1968 was a seminal year in American politics: Bobby Kennedy and Martin Luther King Jr. were assassinated within a few months of one another; Richard Nixon was elected the 37th President of the United States; and, last but probably least, ABC News hosted William F. Buckley Jr. and Gore Vidal participated in a series of debates backgrounded by the lily-white Republican Convention and the brutality of the Chicago P.D. at its Democratic counterpart.
Best of Enemies
A-
Magnolia Pictures
Michigan Theater
“Best of Enemies,” the lively, skillfully crafted creation of directors Morgan Neville and Robert Gordon, documents the histories of the debate and its combatants. ABC News developed the debates out of economic necessity. The network was a perpetual bronze medalist in a three-horse race, lacking the stalwart to attract regular viewers that both NBC and CBS had in Chet Huntley and David Brinkley and Walter Cronkite, respectively. Thus, they put all their money on an unlikely but provocative winner, but their gamble paid off.

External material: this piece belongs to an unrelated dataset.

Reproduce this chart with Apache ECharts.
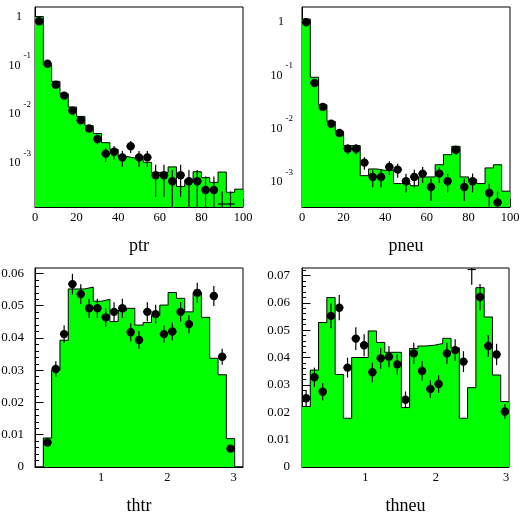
<!DOCTYPE html>
<html>
<head>
<meta charset="utf-8">
<script src="https://cdn.jsdelivr.net/npm/echarts@6/dist/echarts.min.js"></script>
<style>
html, body { margin: 0; padding: 0; background: #fff; }
#main { width: 519px; height: 512px; }
</style>
</head>
<body>
<div id="main"></div>
<script>
// ptr : 25 bins of 4 between 0 and 100
var ptrHist = [1.0, 0.103, 0.047, 0.026, 0.014, 0.009, 0.0058, 0.004, 0.0026, 0.0019,
    0.00136, 0.00126, 0.00121, 0.00103, 0.00064, 0.00064, 0.00083, 0.00033, 0.00045, 0.00066,
    0.0005, 0.0004, 0.00065, 0.00025, 0.00029];
var ptrData = [0.80, 0.108, 0.040, 0.024, 0.0118, 0.0075, 0.0051, 0.0031, 0.00155, 0.0017,
    0.0013, 0.0022, 0.0013, 0.0013, 0.00056, 0.00056, 0.00042, 0.00056, 0.00042, 0.00042,
    0.00028, 0.00028, 0.0001, 0.0001, null];
var ptrErr = [0.012, 0.004, 0.0025, 0.002, 0.0014, 0.0011, 0.0009, 0.0007, 0.0005, 0.00052,
    0.00046, 0.0006, 0.00046, 0.00046, 0.00036, 0.00036, 0.0003, 0.00036, 0.0003, 0.0003,
    0.00025, 0.00025, 0.00016, 0.00016, 0];

// pneu : 25 bins of 4 between 0 and 100
var pneuHist = [1.14, 0.092, 0.028, 0.0137, 0.0089, 0.0048, 0.0048, 0.00131, 0.00175, 0.00165,
    0.00165, 0.00093, 0.00093, 0.00085, 0.00124, 0.00124, 0.0021, 0.00325, 0.00466, 0.00124,
    0.0011, 0.00093, 0.00183, 0.0021, 0.00067];
var pneuData = [0.99, 0.072, 0.0255, 0.0124, 0.0083, 0.0042, 0.0042, 0.0023, 0.00124, 0.00124,
    0.0019, 0.0017, 0.00103, 0.00124, 0.00143, 0.0008, 0.00143, 0.00103, 0.0040, 0.0008,
    0.00103, null, 0.00062, 0.00041, null];
var pneuErr = [0.015, 0.004, 0.0022, 0.0015, 0.0012, 0.0009, 0.0009, 0.0006, 0.00045, 0.00045,
    0.00055, 0.0005, 0.0004, 0.00045, 0.00048, 0.00036, 0.00048, 0.0004, 0.0008, 0.00036,
    0.0004, 0, 0.0003, 0.00025, 0];

// thtr : 25 bins between 0 and pi
var thtrHist = [0, 0.009, 0.030, 0.0393, 0.0552, 0.0552, 0.0558, 0.0514, 0.052, 0.0451,
    0.0485, 0.0492, 0.044, 0.0448, 0.047, 0.0502, 0.0541, 0.0523, 0.0481, 0.0541,
    0.0464, 0.0337, 0.0286, 0.0088, 0];
var thtrData = [null, 0.0076, 0.0304, 0.0412, 0.0567, 0.0536, 0.0492, 0.0492, 0.0464, 0.0481,
    0.0492, 0.0418, 0.0394, 0.0481, 0.0474, 0.0412, 0.042, 0.0481, 0.0443, 0.054,
    null, 0.053, 0.0342, 0.0057, null];
var thtrErr = [0, 0.0012, 0.0024, 0.0027, 0.0032, 0.0031, 0.003, 0.003, 0.0029, 0.003,
    0.003, 0.0028, 0.0027, 0.003, 0.0029, 0.0027, 0.0028, 0.003, 0.0028, 0.0031,
    0, 0.0031, 0.0025, 0.001, 0];

// thneu : 25 bins between 0.1 and 3.04
var thneuHist = [0.0221, 0.0354, 0.0528, 0.0619, 0.0338, 0.0178, 0.040, 0.040, 0.0497, 0.0455,
    0.0419, 0.0419, 0.0217, 0.0433, 0.0442, 0.0445, 0.0451, 0.047, 0.0435, 0.0178,
    0.029, 0.0655, 0.0548, 0.0336, 0.0239];
var thneuData = [0.0251, 0.0328, 0.0275, 0.0552, 0.0582, 0.0363, 0.0469, 0.0445, 0.0346, 0.0397,
    0.0403, 0.0375, 0.0246, 0.0415, 0.0351, 0.0285, 0.0303, 0.0415, 0.0427, 0.0385,
    0.078, 0.0621, 0.0442, 0.0411, 0.0203];
var thneuErr = [0.003, 0.0035, 0.0032, 0.0045, 0.0046, 0.0036, 0.0042, 0.004, 0.0036, 0.0038,
    0.0039, 0.0037, 0.003, 0.0039, 0.0036, 0.0032, 0.0033, 0.0039, 0.004, 0.0038,
    0.0114, 0.0048, 0.004, 0.0039, 0.0027];

// tick labels
var pTicks = [0, 20, 40, 60, 80, 100];
var thTicks = [1, 2, 3];
var logTicks = [0.001, 0.01, 0.1, 1];
var thtrYTicks = [0, 0.01, 0.02, 0.03, 0.04, 0.05, 0.06];
var thneuYTicks = [0, 0.01, 0.02, 0.03, 0.04, 0.05, 0.06, 0.07];

var FONT = 'Liberation Serif';

function linMinor(from, to, step) {
    var out = [];
    for (var k = 0; from + k * step <= to + 1e-9; k++) out.push(+(from + k * step).toFixed(6));
    return out;
}
function logMinor() {
    var out = [];
    for (var d = -4; d <= 0; d++)
        for (var m = 2; m <= 9; m++) out.push(+(m * Math.pow(10, d)).toPrecision(3));
    return out;
}

function stepPoints(lo, w, hist) {
    var pts = hist.map(function (v, i) { return [lo + i * w, v]; });
    pts.push([lo + hist.length * w, hist[hist.length - 1]]);
    return pts;
}
function pointItems(lo, w, vals, errs) {
    var out = [];
    vals.forEach(function (v, i) {
        if (v != null) out.push([lo + (i + 0.5) * w, v, errs[i], w]);
    });
    return out;
}

function clamp(y, a, b) { return Math.max(a, Math.min(b, y)); }

// point + error bar, like ROOT "E" drawing
function renderPoint(params, api) {
    var cs = params.coordSys;
    var top = cs.y, bot = cs.y + cs.height;
    var x = api.value(0), v = api.value(1), e = api.value(2), w = api.value(3);
    var c = api.coord([x, v]);
    var xl = api.coord([x - w / 2, v])[0], xr = api.coord([x + w / 2, v])[0];
    var yHi = api.coord([x, v + e])[1];
    var yLo = v - e > 0 ? api.coord([x, v - e])[1] : bot;
    var yBar = clamp(c[1], top + 1.5, bot - 3);
    var st = { stroke: '#000', lineWidth: 1.2 };
    var kids = [
        { type: 'line', shape: { x1: c[0], y1: clamp(yHi, top, bot), x2: c[0], y2: clamp(yLo, top, bot) }, style: st },
        { type: 'line', shape: { x1: xl, y1: yBar, x2: xr, y2: yBar }, style: st }
    ];
    if (c[1] >= top && c[1] <= bot) {
        kids.push({ type: 'circle', shape: { cx: c[0], cy: c[1], r: 4.2 }, style: { fill: '#000' } });
    }
    return { type: 'group', children: kids };
}

function logLabel(v) {
    var k = Math.round(Math.log10(v));
    return k === 0 ? '{b|1}{sp|}' : '{b|10}{e|' + k + '}';
}

var option = {
    animation: false,
    grid: [], xAxis: [], yAxis: [], series: []
};

var panels = [
    { name: 'ptr', left: 35, top: 7, width: 208, height: 200, xMin: 0, xMax: 100, lo: 0, w: 4,
      xTicks: pTicks, xMinor: linMinor(0, 100, 4), log: true, yMin: 1.25e-4, yMax: 1.57,
      yTicks: logTicks, yMinor: logMinor(), yMargin: 4,
      hist: ptrHist, data: ptrData, err: ptrErr },
    { name: 'pneu', left: 302, top: 7, width: 208, height: 200, xMin: 0, xMax: 100, lo: 0, w: 4,
      xTicks: pTicks, xMinor: linMinor(0, 100, 4), log: true, yMin: 3.38e-4, yMax: 1.92,
      yTicks: logTicks, yMinor: logMinor(), yMargin: 9,
      hist: pneuHist, data: pneuData, err: pneuErr },
    { name: 'thtr', left: 35, top: 268, width: 208, height: 199, xMin: 0, xMax: Math.PI, lo: 0, w: Math.PI / 25,
      xTicks: thTicks, xMinor: linMinor(0.2, 3.1, 0.2), log: false, yMin: 0, yMax: 0.0617,
      yTicks: thtrYTicks, yMinor: linMinor(0, 0.061, 0.002), yMargin: 11,
      hist: thtrHist, data: thtrData, err: thtrErr },
    { name: 'thneu', left: 302, top: 268, width: 207, height: 199, xMin: 0.1, xMax: 3.04, lo: 0.1, w: 2.94 / 25,
      xTicks: thTicks, xMinor: linMinor(0.2, 3.0, 0.2), log: false, yMin: 0, yMax: 0.0727,
      yTicks: thneuYTicks, yMinor: linMinor(0, 0.072, 0.002), yMargin: 12,
      hist: thneuHist, data: thneuData, err: thneuErr }
];

panels.forEach(function (p, i) {
    option.grid.push({ left: p.left, top: p.top, width: p.width, height: p.height,
        outerBoundsMode: 'none',
        show: true, borderColor: '#000', borderWidth: 1, backgroundColor: '#fff' });

    var xMajor = {
        type: 'value', gridIndex: i, position: 'bottom', min: p.xMin, max: p.xMax,
        axisLine: { show: true, onZero: false, lineStyle: { color: '#000', width: 1 } },
        axisTick: { show: true, inside: true, length: 8, customValues: p.xTicks, lineStyle: { color: '#000' } },
        axisLabel: { customValues: p.xTicks, fontFamily: FONT, fontSize: 12.5, color: '#000', margin: 4,
            showMinLabel: true, showMaxLabel: true },
        splitLine: { show: false },
        name: p.name, nameLocation: 'middle', nameGap: 30,
        nameTextStyle: { fontFamily: FONT, fontSize: 18, color: '#000' }
    };
    var xMinorAx = {
        type: 'value', gridIndex: i, position: 'bottom', min: p.xMin, max: p.xMax,
        axisLine: { show: false },
        axisTick: { show: true, inside: true, length: 4, customValues: p.xMinor, lineStyle: { color: '#000' } },
        axisLabel: { show: false }, splitLine: { show: false }
    };
    var yMajor = {
        type: p.log ? 'log' : 'value', gridIndex: i, position: 'left', min: p.yMin, max: p.yMax,
        axisLine: { show: true, onZero: false, lineStyle: { color: '#000', width: 1 } },
        axisTick: { show: true, inside: true, length: p.log ? 6 : 8.5, customValues: p.yTicks, lineStyle: { color: '#000' } },
        axisLabel: { customValues: p.yTicks, fontFamily: FONT, fontSize: 13, color: '#000', margin: p.yMargin },
        splitLine: { show: false }
    };
    if (p.log) {
        yMajor.logBase = 10;
        yMajor.axisLabel.formatter = logLabel;
        yMajor.axisLabel.rich = {
            b: { fontFamily: FONT, fontSize: 12, lineHeight: 28, color: '#000' },
            e: { fontFamily: FONT, fontSize: 9, lineHeight: 9, verticalAlign: 'top', color: '#000', padding: [0, 0, 0, 3] },
            sp: { width: 9 }
        };
    }
    var yMinorAx = {
        type: p.log ? 'log' : 'value', gridIndex: i, position: 'left', min: p.yMin, max: p.yMax,
        axisLine: { show: false },
        axisTick: { show: true, inside: true, length: p.log ? 3.5 : 4, customValues: p.yMinor, lineStyle: { color: '#000' } },
        axisLabel: { show: false }, splitLine: { show: false }
    };
    if (p.log) yMinorAx.logBase = 10;

    option.xAxis.push(xMajor, xMinorAx);
    option.yAxis.push(yMajor, yMinorAx);

    option.series.push({
        type: 'line', xAxisIndex: 2 * i, yAxisIndex: 2 * i,
        data: stepPoints(p.lo, p.w, p.hist), step: 'end', symbol: 'none',
        lineStyle: { color: '#000', width: 1 },
        areaStyle: { color: '#00ff00', opacity: 1, origin: 'start' },
        silent: true, z: 2
    });
    option.series.push({
        type: 'custom', xAxisIndex: 2 * i, yAxisIndex: 2 * i,
        data: pointItems(p.lo, p.w, p.data, p.err),
        renderItem: renderPoint, clip: true, silent: true, z: 3
    });
});

var myChart = echarts.init(document.getElementById('main'));
myChart.setOption(option);
window.addEventListener('resize', function () {
    myChart.resize();
});
</script>
</body>
</html>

William F. Buckley, Jr. was the founder of the highly influential National Review and the St. Paul of the Neoconservative movement. He thought Gore Vidal, and his best-selling novel about the titular transgender woman Myra Breckinridge, Satan. And vice versa. After being hired, Buckley said he would not debate any Marxists. Or Gore Vidal.
So, of course, ABC hired him.
Well-practiced in arrogance and wit, Buckley and Vidal were just close enough in their effete affectations and just far enough in their cultural and political views to light the spark of a television bomb. Both were aristocrats, but also distanced from the aristocracy. They spoke in “languid, patrician tongues,” as Buckley’s surviving brother summed it up, gilded by all the benefits of their class. Buckley went to Yale, but Vidal—who attended prestigious prep schools—had the sea as his Harvard and his Yale.
But, most importantly, they were respected and influential intellectuals of their day. It is the most startling anachronism of the film. “Best of Enemies” harkens back to a day when (some) leading intellectuals frequented television. It also reveals how ineffectual of a format television is for nuanced intellectual debate. Television adores the sound bite and the clip. Ephemerality is its fuel. So, for men who write 600-page novels, television is bound to fail.
The Buckley-Vidal debate was not just a political battle, but a cultural one in the massive cultural warzone of the ’60s. Their debates were a contemptuous conflagration that reached its incendiary apotheosis in one infamous moment: In a battle of skilled and savage wits, Vidal provided a fatal sting by calling Buckley a “pro- or crypto-Nazi.” Buckley’s response was the original “George Bush doesn’t care about Black people” moment: he leaned toward Vidal with absolute hatred, cracking the placidity of his aristocratic facade, and said: “Now listen, you queer. Stop calling me a crypto-Nazi or I’ll sock you in the goddamn face and you’ll stay plastered.”
In the aftermath, Vidal cannot contain his glee, nor Buckley his devastation. Vidal coaxed him into self-mutilation, and he obliged. Although Buckley would continue to have a successful career (he was influential in landing the Messiah of the Neocons in the Oval Office), the moment would linger within him with great regret. The Buckley-Vidal debate would spill over into multiple Esquire articles and subsequent litigation.
One of the documentary’s main arguments is that the Buckley-Vidal debate laid the foundation for modern network news television, that it was the progenitor of the Bill O’Reillys and Sean Hannitys of the world. This is a slightly hyperbolic claim; television was headed in this direction from the beginning. But if the Buckley-Vidal debate didn’t breed contemporary talking-heads television, it undoubtedly made the soil more fertile and the field more vast.